■ Stated problem: Note each line of the listing that contains the string "code", and copy it.

[Begin]

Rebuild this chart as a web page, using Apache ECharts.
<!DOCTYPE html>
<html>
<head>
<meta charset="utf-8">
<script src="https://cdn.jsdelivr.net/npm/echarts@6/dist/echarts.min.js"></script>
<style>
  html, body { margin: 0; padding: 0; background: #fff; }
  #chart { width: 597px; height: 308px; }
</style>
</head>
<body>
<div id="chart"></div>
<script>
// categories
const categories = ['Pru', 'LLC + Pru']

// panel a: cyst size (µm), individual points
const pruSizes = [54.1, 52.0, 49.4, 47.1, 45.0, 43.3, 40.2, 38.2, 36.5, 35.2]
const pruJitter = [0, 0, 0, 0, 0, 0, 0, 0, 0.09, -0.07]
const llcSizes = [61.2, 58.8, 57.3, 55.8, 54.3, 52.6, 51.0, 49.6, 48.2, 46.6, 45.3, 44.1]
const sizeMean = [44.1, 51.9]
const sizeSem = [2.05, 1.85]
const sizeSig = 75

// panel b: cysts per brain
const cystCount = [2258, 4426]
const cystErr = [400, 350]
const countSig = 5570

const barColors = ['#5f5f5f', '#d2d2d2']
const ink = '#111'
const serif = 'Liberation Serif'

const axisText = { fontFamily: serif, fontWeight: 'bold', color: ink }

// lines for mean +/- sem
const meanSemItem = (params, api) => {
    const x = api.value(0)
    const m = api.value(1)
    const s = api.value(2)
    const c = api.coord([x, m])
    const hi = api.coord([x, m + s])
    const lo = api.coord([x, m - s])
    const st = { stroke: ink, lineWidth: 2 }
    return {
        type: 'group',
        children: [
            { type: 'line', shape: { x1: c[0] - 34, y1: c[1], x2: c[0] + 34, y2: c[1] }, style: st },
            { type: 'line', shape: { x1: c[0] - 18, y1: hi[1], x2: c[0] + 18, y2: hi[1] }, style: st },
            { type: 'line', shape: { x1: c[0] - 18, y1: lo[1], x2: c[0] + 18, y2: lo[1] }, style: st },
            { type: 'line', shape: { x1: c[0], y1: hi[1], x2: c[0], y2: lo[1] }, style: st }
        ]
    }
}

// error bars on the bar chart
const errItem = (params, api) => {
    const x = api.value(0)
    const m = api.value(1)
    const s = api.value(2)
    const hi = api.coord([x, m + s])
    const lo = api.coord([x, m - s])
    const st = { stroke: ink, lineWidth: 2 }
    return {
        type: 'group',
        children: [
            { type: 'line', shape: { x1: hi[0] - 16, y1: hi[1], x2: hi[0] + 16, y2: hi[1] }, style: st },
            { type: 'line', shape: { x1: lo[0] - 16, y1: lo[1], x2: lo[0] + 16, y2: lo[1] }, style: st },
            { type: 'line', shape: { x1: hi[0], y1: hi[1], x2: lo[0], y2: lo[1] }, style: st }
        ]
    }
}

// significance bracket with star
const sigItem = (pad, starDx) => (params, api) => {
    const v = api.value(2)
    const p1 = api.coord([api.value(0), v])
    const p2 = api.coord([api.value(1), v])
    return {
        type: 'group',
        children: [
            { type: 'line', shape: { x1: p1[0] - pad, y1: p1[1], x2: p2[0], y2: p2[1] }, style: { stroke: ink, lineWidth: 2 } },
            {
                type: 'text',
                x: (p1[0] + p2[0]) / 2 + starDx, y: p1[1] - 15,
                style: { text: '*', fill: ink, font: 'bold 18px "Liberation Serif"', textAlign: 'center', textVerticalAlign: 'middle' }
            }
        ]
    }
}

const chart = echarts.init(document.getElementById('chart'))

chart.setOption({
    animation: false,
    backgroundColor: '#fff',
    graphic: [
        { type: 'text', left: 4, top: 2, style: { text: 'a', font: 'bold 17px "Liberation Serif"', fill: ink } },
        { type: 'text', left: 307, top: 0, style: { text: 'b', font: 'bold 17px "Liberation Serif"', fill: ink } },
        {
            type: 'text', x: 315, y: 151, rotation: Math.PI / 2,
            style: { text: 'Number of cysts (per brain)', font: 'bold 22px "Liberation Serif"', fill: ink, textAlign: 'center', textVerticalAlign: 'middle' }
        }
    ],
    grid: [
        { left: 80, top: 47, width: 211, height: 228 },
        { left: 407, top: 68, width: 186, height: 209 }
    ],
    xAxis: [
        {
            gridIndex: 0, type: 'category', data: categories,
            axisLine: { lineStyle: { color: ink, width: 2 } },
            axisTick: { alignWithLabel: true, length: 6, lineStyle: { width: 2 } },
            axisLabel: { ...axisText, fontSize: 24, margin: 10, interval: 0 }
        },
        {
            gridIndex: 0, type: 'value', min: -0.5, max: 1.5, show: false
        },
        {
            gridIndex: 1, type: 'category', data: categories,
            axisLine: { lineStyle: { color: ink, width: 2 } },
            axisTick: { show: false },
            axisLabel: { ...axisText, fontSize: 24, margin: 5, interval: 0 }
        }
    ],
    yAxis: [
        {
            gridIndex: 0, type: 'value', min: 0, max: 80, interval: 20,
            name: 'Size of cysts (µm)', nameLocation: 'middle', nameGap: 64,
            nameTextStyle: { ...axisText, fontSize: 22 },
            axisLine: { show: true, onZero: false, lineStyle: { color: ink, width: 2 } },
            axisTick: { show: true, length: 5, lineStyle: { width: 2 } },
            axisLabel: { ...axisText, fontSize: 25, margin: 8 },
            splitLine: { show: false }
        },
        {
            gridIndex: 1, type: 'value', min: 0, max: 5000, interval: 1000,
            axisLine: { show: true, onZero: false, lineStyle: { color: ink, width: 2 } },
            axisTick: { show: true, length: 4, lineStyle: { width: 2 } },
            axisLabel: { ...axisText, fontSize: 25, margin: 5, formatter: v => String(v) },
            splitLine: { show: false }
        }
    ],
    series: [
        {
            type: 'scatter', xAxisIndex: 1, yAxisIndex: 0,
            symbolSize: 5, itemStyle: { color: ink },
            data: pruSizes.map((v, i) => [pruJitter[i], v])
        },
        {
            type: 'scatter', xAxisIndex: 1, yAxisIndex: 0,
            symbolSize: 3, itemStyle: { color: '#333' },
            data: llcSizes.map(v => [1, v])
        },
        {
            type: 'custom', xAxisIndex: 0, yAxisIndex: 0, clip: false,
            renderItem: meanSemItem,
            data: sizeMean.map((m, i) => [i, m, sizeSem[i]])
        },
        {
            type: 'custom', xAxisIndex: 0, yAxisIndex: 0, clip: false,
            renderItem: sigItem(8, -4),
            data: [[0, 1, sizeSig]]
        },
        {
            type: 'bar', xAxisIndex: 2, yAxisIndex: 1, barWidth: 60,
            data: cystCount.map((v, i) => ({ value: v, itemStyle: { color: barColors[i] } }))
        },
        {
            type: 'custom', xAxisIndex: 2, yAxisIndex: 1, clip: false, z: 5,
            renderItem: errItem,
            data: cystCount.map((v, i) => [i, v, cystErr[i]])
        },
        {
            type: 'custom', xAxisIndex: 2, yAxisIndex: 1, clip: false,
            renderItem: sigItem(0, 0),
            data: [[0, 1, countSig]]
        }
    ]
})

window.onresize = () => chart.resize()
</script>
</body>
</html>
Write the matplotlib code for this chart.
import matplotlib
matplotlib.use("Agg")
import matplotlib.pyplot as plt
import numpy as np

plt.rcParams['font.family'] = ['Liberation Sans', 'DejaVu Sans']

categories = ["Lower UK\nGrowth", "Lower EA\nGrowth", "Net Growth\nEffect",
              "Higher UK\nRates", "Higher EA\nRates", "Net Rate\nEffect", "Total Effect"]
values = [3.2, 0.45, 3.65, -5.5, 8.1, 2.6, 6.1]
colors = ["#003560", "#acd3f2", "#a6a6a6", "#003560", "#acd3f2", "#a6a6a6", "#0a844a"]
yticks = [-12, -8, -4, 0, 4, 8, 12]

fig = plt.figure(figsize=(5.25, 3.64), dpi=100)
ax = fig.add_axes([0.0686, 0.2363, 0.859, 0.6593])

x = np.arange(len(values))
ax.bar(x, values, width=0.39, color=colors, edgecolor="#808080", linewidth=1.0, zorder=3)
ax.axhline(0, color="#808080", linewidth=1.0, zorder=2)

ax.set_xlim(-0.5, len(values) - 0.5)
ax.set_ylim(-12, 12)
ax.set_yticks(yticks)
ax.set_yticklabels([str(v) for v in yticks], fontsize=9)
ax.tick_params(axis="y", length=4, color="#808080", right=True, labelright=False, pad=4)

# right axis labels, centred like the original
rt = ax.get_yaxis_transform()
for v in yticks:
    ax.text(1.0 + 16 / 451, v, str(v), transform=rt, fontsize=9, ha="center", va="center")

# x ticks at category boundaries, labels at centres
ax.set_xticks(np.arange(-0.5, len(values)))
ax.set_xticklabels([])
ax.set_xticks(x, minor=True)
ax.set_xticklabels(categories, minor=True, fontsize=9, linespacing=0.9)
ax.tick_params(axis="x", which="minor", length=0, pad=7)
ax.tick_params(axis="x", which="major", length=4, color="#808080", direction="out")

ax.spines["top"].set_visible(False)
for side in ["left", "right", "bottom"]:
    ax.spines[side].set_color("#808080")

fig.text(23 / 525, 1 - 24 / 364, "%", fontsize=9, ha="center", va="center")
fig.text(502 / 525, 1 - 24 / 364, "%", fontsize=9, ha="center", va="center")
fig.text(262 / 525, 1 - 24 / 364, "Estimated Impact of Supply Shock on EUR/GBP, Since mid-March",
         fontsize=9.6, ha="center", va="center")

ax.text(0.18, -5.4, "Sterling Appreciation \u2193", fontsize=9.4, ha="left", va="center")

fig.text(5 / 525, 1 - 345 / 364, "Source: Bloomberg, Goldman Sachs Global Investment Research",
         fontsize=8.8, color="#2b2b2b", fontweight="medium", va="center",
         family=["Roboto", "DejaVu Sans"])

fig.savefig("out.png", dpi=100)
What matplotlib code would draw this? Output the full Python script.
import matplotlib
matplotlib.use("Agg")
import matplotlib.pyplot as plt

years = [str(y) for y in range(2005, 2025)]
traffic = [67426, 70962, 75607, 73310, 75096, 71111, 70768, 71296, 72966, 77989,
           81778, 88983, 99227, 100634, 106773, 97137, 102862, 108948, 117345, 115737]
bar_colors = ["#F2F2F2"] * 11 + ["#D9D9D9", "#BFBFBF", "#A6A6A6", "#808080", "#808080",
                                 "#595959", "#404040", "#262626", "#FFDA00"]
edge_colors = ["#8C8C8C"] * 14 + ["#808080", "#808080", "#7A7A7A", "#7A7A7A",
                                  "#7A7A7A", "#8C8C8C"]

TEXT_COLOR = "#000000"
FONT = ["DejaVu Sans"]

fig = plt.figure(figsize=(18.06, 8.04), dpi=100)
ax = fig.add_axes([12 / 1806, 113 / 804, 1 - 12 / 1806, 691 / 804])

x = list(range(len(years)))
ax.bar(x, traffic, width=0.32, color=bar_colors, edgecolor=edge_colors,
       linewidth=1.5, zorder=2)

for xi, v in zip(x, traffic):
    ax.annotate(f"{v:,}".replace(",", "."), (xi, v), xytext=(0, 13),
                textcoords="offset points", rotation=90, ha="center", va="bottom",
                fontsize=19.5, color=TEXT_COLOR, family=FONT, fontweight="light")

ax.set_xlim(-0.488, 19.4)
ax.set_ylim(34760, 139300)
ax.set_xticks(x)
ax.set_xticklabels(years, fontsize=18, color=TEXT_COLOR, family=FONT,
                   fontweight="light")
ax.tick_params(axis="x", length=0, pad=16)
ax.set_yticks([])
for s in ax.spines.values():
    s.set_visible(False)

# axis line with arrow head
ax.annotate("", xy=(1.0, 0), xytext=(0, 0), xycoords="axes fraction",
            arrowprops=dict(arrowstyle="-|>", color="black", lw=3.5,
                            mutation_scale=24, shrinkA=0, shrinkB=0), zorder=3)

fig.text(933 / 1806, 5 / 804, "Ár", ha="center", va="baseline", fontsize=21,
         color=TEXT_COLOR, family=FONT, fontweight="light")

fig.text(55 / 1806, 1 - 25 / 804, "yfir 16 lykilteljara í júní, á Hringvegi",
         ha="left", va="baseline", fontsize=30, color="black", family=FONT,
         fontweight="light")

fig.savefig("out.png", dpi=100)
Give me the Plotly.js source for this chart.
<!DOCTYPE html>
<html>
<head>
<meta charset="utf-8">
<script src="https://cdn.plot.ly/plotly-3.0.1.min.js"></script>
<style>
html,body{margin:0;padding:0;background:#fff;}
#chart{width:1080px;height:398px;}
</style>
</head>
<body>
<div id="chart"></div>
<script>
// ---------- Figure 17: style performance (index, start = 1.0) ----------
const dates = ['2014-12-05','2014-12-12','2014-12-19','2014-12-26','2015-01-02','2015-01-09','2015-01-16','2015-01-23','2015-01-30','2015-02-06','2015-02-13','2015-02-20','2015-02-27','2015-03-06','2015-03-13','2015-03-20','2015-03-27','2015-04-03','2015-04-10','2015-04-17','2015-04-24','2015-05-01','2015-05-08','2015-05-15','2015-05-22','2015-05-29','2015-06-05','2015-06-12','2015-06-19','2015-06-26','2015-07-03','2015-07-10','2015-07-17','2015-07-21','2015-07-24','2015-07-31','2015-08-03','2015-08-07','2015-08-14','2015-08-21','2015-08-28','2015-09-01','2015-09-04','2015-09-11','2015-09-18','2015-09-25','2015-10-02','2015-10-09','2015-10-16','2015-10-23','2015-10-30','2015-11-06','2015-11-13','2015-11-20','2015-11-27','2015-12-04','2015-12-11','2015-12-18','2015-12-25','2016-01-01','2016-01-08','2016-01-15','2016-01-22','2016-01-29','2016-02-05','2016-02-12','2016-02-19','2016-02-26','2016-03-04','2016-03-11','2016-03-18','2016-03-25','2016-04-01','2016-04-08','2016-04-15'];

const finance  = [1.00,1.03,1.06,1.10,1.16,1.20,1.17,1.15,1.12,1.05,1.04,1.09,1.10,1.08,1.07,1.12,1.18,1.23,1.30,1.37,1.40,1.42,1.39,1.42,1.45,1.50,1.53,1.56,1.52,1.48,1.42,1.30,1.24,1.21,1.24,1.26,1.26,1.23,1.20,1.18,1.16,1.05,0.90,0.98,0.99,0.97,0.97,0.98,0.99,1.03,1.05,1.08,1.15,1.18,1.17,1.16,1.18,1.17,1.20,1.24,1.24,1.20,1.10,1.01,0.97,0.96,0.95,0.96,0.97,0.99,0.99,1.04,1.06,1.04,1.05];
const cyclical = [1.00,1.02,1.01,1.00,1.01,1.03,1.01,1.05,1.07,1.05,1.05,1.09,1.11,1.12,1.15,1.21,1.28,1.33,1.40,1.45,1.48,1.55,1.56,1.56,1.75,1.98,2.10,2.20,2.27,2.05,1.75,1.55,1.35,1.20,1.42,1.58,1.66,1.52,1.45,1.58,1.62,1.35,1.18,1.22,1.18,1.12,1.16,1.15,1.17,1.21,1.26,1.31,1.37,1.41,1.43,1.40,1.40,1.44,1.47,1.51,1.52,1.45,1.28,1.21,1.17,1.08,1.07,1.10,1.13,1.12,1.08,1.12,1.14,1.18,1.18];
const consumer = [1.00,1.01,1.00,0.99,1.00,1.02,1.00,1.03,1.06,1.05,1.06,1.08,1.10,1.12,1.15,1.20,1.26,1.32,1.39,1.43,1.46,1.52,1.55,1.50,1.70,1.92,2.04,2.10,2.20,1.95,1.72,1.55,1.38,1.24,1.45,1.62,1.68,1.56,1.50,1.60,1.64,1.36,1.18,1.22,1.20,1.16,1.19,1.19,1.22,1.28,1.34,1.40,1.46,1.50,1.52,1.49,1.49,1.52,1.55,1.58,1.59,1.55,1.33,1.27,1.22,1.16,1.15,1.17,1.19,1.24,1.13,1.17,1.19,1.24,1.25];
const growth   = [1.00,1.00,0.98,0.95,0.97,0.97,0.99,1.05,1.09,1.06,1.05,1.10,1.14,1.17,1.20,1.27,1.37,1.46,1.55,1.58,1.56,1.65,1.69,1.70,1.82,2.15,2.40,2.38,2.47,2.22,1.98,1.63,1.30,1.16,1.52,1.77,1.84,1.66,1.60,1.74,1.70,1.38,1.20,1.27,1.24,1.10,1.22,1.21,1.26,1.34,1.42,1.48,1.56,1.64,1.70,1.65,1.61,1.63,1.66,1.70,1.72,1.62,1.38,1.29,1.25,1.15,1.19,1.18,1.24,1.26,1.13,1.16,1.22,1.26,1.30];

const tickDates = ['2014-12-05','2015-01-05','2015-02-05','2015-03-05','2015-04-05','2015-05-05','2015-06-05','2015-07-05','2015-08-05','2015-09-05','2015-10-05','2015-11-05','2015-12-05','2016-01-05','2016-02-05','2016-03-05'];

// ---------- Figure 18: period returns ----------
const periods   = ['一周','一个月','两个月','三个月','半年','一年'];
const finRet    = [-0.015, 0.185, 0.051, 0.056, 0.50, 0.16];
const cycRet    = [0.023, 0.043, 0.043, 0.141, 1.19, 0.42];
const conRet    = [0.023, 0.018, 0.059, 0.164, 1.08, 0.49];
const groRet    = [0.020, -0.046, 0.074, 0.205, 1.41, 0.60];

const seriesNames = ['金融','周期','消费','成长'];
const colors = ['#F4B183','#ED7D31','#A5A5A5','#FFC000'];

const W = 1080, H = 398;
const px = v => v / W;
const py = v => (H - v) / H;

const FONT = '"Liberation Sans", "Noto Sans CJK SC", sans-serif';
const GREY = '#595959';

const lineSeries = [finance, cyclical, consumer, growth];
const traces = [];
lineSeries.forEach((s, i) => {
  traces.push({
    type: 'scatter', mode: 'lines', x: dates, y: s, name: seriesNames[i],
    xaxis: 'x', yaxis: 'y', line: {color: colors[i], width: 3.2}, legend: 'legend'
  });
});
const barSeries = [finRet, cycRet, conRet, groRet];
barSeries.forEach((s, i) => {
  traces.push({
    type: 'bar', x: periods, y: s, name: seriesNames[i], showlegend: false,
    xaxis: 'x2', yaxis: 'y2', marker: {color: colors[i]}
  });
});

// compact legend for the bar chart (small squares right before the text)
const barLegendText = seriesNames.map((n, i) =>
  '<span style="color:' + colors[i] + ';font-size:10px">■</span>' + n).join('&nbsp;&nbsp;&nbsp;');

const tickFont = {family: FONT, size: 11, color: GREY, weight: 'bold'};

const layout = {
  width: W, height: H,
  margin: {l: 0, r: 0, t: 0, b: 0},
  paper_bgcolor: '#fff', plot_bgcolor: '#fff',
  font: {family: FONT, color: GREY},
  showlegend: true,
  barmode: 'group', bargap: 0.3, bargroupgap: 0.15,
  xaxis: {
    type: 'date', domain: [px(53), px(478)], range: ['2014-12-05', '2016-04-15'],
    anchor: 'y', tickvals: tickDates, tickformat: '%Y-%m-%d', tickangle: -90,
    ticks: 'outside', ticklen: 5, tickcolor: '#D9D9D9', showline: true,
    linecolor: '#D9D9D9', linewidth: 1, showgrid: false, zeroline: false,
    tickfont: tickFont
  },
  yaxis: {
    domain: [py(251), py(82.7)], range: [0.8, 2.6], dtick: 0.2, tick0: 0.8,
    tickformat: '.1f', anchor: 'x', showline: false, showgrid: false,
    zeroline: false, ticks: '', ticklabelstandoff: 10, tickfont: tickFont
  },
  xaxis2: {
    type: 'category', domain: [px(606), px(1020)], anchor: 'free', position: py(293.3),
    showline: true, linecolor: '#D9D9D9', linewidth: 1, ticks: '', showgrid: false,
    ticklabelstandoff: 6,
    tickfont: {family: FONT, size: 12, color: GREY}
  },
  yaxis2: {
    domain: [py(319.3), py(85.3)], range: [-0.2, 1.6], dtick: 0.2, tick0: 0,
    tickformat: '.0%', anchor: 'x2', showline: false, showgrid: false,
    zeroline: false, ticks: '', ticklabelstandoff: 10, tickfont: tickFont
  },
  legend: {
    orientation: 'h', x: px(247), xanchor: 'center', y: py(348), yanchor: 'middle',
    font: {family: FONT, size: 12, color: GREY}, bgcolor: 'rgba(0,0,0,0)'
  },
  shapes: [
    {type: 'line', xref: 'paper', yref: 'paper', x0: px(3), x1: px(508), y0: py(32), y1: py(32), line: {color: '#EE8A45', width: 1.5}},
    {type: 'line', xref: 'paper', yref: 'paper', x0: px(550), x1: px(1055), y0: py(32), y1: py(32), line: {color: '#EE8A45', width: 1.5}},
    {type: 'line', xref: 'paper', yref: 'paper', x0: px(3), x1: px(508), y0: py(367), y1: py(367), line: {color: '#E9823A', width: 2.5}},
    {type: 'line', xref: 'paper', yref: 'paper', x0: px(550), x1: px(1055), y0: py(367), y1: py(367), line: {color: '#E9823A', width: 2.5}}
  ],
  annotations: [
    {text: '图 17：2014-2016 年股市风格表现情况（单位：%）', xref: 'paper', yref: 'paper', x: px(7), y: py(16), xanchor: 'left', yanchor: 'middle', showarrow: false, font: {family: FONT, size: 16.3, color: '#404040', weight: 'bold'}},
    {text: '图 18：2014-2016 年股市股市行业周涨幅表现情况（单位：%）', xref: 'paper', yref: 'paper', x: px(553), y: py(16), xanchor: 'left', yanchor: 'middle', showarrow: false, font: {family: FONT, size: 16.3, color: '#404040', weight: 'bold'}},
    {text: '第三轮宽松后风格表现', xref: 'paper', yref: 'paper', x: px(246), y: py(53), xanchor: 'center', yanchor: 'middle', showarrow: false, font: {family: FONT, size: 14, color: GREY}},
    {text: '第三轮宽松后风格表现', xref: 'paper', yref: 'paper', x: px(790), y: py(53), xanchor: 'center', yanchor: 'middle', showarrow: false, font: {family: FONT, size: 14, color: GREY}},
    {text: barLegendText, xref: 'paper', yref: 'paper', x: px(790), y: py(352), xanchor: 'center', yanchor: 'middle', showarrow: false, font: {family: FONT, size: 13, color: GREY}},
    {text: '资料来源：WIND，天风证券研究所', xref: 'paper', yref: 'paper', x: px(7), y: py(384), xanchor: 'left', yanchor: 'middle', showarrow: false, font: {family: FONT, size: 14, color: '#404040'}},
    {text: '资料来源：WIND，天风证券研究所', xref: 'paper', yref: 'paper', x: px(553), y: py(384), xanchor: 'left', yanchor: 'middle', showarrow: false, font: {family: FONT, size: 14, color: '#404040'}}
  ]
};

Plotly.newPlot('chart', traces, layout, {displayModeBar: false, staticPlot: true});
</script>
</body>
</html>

[End]

■ Full output:
Write the matplotlib code for this chart.
What matplotlib code would draw this? Output the full Python script.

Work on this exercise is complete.